Re: [boost] Interest in some Algorithms

On 26 Jan 2016, at 05:15, Phil Endecott wrote:

Dean Michael Berris wrote:

...

You can leverage the fact that the ranges are already sorted, using std::lower_bound and std::upper_bound to find contiguous ranges that can be rotated out of the way incrementally.

Let's see the code. And the benchmarks. And your complexity claims!

Indeed. I’ll go through my employer’s patching process for this. :)

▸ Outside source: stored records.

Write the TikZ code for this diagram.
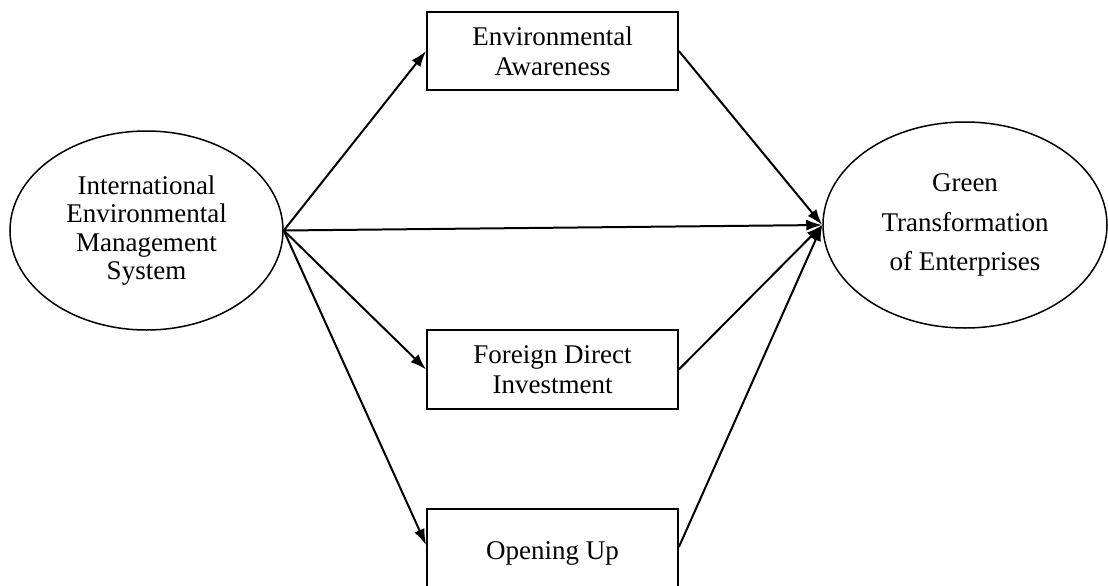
\documentclass[tikz,border=0pt]{standalone}
\usepackage{fontspec}
\setmainfont{Liberation Serif}
\usetikzlibrary{arrows.meta,shapes.geometric}
\begin{document}
\begin{tikzpicture}[x=1pt,y=-1pt,
  ell/.style={draw, ellipse, line width=1.5pt, inner sep=0pt, align=center},
  boxnode/.style={draw, rectangle, line width=1.8pt, inner sep=0pt, align=center,
    minimum width=251pt, font=\fontsize{27}{30}\selectfont},
  conn/.style={line width=2pt, -{Latex[length=16pt,width=11pt]}}]
\useasboundingbox (0,0) rectangle (1108,586);
\clip (0,0) rectangle (1108,586);
\node[ell, minimum width=273pt, minimum height=199pt, font=\fontsize{27}{28.5}\selectfont]
  (iems) at (146.5,230.5) {International\\Environmental\\Management\\System};
\node[ell, minimum width=284pt, minimum height=206pt, font=\fontsize{27}{39.5}\selectfont]
  (gte) at (965,225) {Green\\Transformation\\of Enterprises};
\node[boxnode, minimum height=78pt] (ea) at (552.5,51) {Environmental\\Awareness};
\node[boxnode, minimum height=79pt] (fdi) at (552.5,369.5) {Foreign Direct\\Investment};
\node[boxnode, minimum height=88pt] (ou) at (552.5,553) {Opening Up};
\draw[conn] (iems.east) -- (ea.west);
\draw[conn] (iems.east) -- (gte.west);
\draw[conn] (iems.east) -- (fdi.west);
\draw[conn] (iems.east) -- ([yshift=8pt]ou.west);
\draw[conn] (ea.east) -- (gte.west);
\draw[conn] (fdi.east) -- (gte.west);
\draw[conn] ([yshift=6pt]ou.east) -- (gte.west);
\end{tikzpicture}
\end{document}
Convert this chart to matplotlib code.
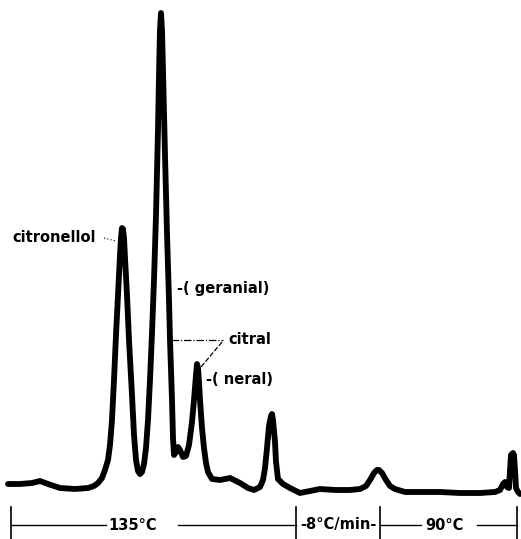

The challenge is surely to get linear complexity worst-case, which you can do with the sort of scan Steven suggested and also has good cache locality characteristics, while keeping the sublinear complexity in best cases.

I think if it was possible to do a specialisation on taking forward iterators, the linear algorithm would be fine. I've forgotten about whether this is possible or even a good idea to do without concept support in the language yet.

Here's the obvious linear algorithm:

template I1 set_inplace_difference(I1 f1, I1 l1, I2 f2, I2 l2) { I1 o = f1; I1 i1 = f1; I2 i2 = f2;

while (i1 < l1 && i2 < l2) { if (*i1 < *i2) { std::swap(*o,*i1); ++i1; ++o; } else if (*i2 < *i1) { ++i2; } else { ++i1; ++i2; } }

while (i1 < l1) { std::swap(*o,*i1); ++i1; ++o; }

return o; }

Now I think that you can make that logarithmic in the best case, but without making it O(N log N) in the worst case like my recursive algorithm did, like this:

template I1 set_inplace_difference(I1 f1, I1 l1, I2 f2, I2 l2) { I1 o = f1; I1 i1 = f1; I2 i2 = f2; int log_size = log2(l2-f2);

int n = 0; while (i1 < l1 && i2 < l2) { if (*i1 < *i2) { std::swap(*o,*i1); ++i1; ++o; n = 0; } else if (*i2 < *i1) { ++i2; ++n; if (n == log_size) { i2 = std::lower_bound(i2,l2,*i1); n = 0; } } else { ++i1; ++i2; n = 0; } }

if (i1 == o) return l1;

while (i1 < l1) { std::swap(*o,*i1); ++i1; ++o; }

return o; }

That optimises skipping through the second sequence. You could do something similar for the first sequence in the first if-block but only for the case where i1==o, and also in the third if-block for sequences of equal values. (I hadn't previously considered duplicate values; if these are sets, is that allowed?)

I had been working on the assumption that sets were allowed to have multiple contiguous runs of similar elements. If this wasn't the case then indeed it would be simpler (it would obviate the need to use std::upper_bound at least from my implementation).

Something else to note is that my recursive algorithm keeps the to-discard items sorted, so you can actually think of it as a kind of partition algorithm i.e. both halves of the output are useful. The linear algorithms don't do that.

Right, it's a form of stable partition. Maybe it should be called a "stable_set_inplace_difference", and that would certainly be useful. Thanks Phil!